Work to be completed — Starting at the first line of the listing below, repeat each line up to and including the one containing "0.501, 0.631, 0.794, 1.0, 1.26, 1.58, 2.0, 2.51, 3.1416];". Leave out pictures.

Records —
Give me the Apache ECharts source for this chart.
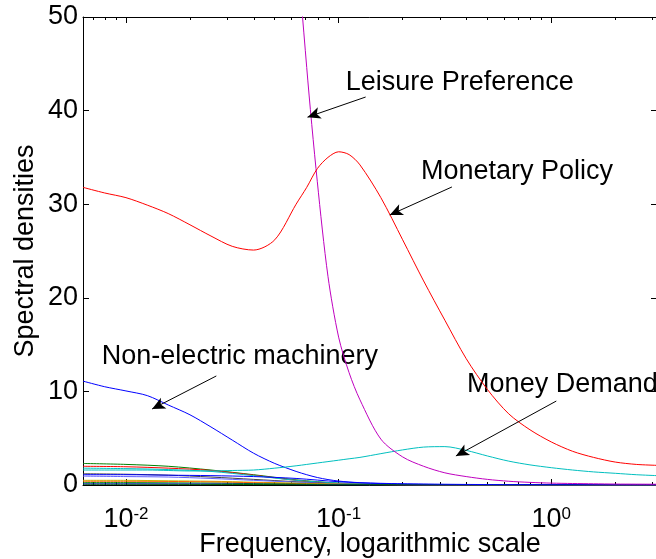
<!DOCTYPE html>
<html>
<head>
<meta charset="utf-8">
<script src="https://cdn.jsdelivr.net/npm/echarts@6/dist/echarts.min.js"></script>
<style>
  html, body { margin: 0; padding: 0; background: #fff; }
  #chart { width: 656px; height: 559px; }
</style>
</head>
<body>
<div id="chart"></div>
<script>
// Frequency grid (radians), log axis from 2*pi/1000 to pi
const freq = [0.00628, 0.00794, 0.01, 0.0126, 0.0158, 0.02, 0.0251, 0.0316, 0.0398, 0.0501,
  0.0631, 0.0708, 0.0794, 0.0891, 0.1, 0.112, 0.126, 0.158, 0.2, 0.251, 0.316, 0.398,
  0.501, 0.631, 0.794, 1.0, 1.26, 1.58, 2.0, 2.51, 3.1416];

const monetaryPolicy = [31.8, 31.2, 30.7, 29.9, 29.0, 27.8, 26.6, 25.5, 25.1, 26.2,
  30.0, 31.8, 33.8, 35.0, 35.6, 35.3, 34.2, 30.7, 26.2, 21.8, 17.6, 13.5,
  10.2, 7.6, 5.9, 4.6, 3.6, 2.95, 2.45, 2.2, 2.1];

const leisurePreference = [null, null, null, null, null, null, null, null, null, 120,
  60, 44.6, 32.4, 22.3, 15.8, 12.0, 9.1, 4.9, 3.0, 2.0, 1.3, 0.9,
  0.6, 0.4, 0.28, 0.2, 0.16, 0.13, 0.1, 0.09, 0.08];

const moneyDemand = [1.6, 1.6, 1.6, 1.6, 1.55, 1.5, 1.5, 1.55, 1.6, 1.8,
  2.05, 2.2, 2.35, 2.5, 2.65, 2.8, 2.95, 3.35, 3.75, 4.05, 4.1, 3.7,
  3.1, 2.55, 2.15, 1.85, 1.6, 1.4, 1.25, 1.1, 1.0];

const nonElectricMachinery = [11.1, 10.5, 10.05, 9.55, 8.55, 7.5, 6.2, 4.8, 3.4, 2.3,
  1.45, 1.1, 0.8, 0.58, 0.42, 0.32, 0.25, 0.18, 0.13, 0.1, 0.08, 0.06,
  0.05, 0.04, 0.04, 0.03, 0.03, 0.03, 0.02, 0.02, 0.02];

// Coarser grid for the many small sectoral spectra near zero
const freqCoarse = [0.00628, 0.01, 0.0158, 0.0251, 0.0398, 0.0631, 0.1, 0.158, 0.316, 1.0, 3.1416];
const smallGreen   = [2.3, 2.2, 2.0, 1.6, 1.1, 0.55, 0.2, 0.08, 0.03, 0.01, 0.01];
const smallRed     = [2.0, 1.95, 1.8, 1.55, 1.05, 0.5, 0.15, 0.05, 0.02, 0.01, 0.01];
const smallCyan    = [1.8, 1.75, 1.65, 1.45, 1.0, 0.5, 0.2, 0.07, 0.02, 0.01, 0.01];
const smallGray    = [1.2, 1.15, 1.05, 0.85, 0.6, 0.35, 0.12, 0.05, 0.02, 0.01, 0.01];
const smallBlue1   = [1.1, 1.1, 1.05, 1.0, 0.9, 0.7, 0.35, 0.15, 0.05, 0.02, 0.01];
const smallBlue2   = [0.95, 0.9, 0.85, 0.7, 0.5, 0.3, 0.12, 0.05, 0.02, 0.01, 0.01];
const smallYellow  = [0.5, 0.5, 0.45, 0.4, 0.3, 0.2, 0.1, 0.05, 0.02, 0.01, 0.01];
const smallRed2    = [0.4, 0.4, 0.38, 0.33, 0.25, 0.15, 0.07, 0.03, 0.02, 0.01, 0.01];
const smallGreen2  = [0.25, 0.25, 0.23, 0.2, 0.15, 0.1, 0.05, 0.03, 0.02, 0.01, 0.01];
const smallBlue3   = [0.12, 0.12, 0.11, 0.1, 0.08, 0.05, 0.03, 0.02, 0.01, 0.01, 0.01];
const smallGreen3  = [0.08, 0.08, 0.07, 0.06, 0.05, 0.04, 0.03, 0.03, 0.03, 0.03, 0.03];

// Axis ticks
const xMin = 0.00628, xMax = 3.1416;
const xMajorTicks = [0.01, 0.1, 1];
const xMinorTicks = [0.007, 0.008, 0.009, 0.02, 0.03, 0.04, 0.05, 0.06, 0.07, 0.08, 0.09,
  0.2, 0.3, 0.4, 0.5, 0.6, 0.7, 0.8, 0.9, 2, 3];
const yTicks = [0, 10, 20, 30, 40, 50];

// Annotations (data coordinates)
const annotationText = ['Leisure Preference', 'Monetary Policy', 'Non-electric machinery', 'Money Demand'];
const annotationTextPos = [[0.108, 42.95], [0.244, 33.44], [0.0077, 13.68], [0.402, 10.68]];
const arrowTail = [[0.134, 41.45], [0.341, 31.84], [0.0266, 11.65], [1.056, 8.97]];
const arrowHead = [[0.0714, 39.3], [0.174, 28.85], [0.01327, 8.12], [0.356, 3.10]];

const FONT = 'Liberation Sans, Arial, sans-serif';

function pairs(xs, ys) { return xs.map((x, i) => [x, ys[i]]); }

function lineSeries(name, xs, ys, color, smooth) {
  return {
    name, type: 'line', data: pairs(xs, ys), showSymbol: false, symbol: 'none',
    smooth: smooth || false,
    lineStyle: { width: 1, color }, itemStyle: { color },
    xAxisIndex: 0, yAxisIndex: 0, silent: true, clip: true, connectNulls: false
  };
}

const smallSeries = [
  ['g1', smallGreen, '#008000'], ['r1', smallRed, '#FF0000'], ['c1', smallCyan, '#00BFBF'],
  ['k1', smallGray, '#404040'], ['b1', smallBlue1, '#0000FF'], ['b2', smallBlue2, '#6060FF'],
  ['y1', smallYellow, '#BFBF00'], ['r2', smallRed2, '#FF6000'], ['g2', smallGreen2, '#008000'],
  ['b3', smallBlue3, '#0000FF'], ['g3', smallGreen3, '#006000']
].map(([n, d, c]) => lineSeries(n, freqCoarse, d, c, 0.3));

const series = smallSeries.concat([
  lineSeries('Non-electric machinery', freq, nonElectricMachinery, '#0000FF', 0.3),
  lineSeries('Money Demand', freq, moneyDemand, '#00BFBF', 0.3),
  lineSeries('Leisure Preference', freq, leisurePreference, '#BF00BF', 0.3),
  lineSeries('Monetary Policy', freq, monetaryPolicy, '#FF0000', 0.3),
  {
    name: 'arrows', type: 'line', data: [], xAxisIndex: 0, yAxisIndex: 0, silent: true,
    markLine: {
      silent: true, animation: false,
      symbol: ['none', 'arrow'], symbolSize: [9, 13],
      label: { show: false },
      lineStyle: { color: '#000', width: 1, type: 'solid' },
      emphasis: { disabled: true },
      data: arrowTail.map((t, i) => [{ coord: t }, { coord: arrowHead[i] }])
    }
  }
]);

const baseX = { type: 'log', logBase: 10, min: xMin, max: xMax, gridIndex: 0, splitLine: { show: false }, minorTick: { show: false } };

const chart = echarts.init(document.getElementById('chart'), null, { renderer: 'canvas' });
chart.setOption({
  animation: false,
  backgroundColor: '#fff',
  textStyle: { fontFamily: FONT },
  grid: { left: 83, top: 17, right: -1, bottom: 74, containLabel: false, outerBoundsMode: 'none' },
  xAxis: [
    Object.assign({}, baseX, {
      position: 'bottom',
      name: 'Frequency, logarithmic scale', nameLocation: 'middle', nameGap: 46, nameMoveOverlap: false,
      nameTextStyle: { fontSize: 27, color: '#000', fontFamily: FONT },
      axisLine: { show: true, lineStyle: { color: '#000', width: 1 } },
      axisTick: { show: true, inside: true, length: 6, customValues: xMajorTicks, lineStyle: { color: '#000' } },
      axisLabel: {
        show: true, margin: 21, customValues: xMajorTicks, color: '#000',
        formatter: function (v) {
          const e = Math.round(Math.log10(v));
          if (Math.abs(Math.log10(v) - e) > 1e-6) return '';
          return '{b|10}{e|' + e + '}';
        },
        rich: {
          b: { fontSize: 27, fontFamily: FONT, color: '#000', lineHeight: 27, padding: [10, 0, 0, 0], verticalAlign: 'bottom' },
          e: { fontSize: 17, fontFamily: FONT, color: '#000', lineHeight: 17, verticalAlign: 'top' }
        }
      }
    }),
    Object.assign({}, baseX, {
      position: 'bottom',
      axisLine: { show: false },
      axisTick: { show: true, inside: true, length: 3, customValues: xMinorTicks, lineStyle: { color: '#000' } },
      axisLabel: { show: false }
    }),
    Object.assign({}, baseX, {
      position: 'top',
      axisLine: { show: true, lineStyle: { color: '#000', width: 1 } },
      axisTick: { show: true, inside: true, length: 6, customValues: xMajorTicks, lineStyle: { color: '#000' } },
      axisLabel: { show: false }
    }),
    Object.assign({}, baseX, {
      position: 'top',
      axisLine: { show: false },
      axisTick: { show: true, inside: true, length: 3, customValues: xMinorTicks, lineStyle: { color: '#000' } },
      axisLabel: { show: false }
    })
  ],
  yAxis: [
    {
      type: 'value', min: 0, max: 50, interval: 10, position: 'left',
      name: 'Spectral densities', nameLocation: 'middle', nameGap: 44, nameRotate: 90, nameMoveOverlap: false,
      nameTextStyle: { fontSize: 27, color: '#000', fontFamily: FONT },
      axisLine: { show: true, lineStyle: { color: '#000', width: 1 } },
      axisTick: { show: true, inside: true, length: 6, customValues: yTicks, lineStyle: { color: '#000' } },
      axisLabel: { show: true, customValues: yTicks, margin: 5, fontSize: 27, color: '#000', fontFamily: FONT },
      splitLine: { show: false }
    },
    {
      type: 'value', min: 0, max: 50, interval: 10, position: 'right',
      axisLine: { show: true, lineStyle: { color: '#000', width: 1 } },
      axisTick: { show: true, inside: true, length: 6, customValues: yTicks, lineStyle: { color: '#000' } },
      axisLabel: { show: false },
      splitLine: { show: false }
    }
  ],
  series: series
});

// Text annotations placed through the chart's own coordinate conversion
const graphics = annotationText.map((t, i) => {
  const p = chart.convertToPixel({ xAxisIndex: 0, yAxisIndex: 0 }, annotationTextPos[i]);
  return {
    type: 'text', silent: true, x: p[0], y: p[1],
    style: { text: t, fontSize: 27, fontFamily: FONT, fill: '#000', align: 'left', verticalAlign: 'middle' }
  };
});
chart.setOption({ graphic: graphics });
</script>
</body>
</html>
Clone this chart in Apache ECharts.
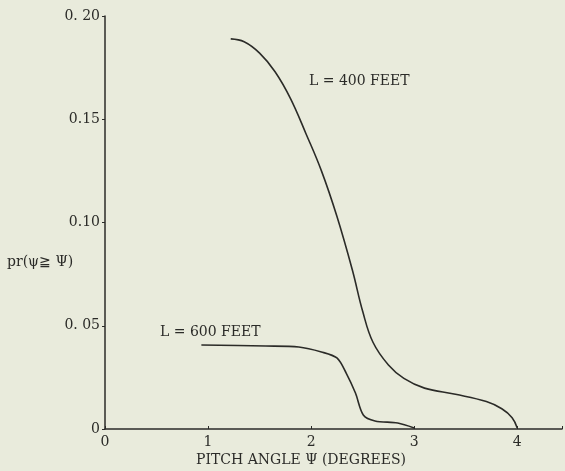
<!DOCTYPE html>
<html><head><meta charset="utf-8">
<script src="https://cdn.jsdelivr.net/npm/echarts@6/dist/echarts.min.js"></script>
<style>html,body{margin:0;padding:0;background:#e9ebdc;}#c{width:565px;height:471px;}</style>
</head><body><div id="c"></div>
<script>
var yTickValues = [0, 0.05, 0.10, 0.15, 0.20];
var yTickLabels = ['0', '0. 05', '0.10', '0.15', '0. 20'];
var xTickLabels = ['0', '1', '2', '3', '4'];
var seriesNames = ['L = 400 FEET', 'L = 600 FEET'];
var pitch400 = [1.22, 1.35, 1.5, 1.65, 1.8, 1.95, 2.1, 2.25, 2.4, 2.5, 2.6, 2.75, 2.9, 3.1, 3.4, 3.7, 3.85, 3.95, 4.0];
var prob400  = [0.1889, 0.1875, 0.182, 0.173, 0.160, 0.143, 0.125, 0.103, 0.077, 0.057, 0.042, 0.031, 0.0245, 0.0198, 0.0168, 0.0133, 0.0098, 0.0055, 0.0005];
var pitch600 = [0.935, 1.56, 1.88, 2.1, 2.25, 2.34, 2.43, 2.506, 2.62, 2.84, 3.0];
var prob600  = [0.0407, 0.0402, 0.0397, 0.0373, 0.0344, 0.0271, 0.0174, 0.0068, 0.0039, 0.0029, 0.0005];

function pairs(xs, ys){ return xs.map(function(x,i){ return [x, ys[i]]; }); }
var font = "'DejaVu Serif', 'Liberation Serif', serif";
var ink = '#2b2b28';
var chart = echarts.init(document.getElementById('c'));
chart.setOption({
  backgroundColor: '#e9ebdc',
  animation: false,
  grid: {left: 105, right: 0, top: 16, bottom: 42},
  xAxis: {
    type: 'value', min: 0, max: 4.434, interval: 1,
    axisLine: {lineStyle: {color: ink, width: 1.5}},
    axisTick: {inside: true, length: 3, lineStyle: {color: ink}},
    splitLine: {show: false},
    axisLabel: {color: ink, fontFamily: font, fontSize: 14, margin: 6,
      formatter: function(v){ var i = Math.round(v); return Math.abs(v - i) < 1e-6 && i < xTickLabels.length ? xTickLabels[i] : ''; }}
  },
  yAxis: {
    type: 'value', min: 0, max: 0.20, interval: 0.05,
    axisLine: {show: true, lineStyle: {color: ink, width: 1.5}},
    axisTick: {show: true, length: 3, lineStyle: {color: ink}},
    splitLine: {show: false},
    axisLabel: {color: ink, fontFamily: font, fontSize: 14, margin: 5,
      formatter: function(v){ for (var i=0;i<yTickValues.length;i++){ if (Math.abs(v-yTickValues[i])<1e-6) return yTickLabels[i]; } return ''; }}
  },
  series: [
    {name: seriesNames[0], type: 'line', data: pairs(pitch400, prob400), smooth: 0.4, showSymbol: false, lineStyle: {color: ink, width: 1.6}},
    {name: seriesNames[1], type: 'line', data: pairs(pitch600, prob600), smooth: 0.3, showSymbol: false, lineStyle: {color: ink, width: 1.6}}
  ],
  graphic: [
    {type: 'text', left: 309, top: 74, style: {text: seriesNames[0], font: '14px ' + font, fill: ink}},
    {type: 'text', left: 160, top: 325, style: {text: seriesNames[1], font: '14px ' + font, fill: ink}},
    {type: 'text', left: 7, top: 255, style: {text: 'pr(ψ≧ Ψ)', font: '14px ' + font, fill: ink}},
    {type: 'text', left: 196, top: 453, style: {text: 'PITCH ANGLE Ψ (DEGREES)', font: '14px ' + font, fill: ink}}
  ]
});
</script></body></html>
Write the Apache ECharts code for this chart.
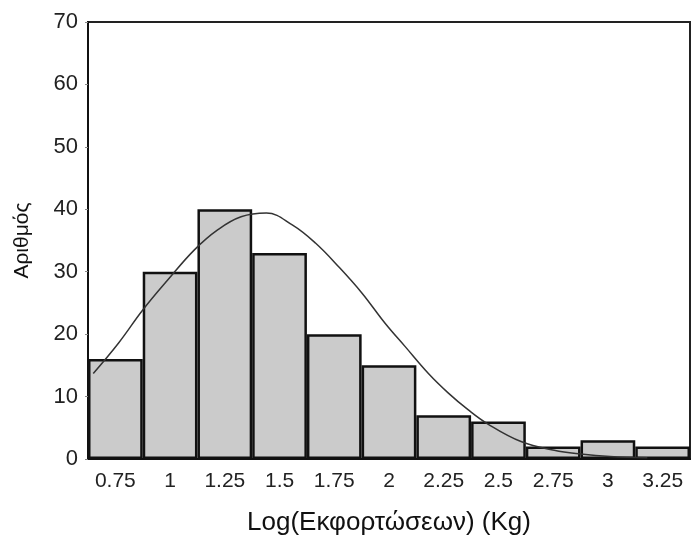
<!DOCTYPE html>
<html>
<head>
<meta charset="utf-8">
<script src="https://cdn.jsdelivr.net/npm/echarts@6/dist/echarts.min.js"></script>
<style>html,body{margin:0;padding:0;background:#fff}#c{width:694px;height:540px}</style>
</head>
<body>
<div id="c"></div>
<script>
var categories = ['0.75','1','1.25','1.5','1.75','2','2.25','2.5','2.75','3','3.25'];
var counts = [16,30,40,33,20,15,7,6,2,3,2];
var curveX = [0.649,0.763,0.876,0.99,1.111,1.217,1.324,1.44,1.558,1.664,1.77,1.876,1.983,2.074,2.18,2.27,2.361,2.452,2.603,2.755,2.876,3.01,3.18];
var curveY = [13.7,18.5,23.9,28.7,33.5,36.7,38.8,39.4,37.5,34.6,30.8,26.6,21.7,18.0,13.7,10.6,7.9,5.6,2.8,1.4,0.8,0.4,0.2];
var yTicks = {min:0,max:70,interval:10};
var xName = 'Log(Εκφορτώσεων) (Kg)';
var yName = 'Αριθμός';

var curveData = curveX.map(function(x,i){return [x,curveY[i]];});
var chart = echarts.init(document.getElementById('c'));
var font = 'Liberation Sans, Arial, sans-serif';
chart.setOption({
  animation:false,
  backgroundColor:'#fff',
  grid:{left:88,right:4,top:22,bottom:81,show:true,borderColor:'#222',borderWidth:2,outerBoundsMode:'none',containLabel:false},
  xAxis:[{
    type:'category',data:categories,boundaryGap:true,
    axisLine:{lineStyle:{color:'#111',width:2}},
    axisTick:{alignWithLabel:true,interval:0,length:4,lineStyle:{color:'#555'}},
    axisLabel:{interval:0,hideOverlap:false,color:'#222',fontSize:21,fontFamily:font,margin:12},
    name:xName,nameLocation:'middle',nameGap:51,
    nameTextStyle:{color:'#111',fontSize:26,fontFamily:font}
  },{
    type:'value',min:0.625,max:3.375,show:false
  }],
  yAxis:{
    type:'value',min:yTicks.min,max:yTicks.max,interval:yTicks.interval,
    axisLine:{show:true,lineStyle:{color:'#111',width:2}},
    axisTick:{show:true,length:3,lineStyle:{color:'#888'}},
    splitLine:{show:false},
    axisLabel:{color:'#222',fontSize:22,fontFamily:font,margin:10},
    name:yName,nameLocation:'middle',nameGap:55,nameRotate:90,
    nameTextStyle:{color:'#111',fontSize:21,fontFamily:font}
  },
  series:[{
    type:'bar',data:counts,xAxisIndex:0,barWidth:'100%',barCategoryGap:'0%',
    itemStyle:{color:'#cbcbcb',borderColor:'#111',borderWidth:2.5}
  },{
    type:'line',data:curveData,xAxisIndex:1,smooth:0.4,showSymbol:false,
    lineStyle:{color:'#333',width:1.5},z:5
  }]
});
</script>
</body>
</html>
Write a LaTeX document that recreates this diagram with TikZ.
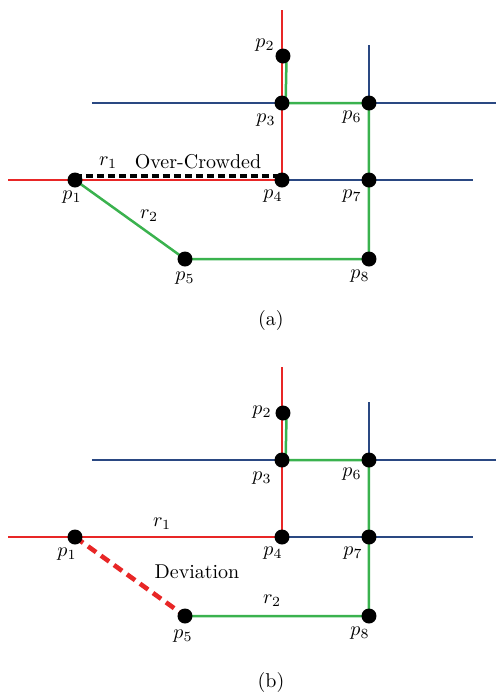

Problem solution —
Give me the Apache ECharts source for this chart.
<!DOCTYPE html>
<html>
<head>
<meta charset="utf-8">
<script src="https://cdn.jsdelivr.net/npm/echarts@6/dist/echarts.min.js"></script>
<style>
  html, body { margin: 0; padding: 0; background: #fff; }
  #chart { width: 656px; height: 559px; }
</style>
</head>
<body>
<div id="chart"></div>
<script>
// Frequency grid (radians), log axis from 2*pi/1000 to pi
const freq = [0.00628, 0.00794, 0.01, 0.0126, 0.0158, 0.02, 0.0251, 0.0316, 0.0398, 0.0501,
  0.0631, 0.0708, 0.0794, 0.0891, 0.1, 0.112, 0.126, 0.158, 0.2, 0.251, 0.316, 0.398,
  0.501, 0.631, 0.794, 1.0, 1.26, 1.58, 2.0, 2.51, 3.1416];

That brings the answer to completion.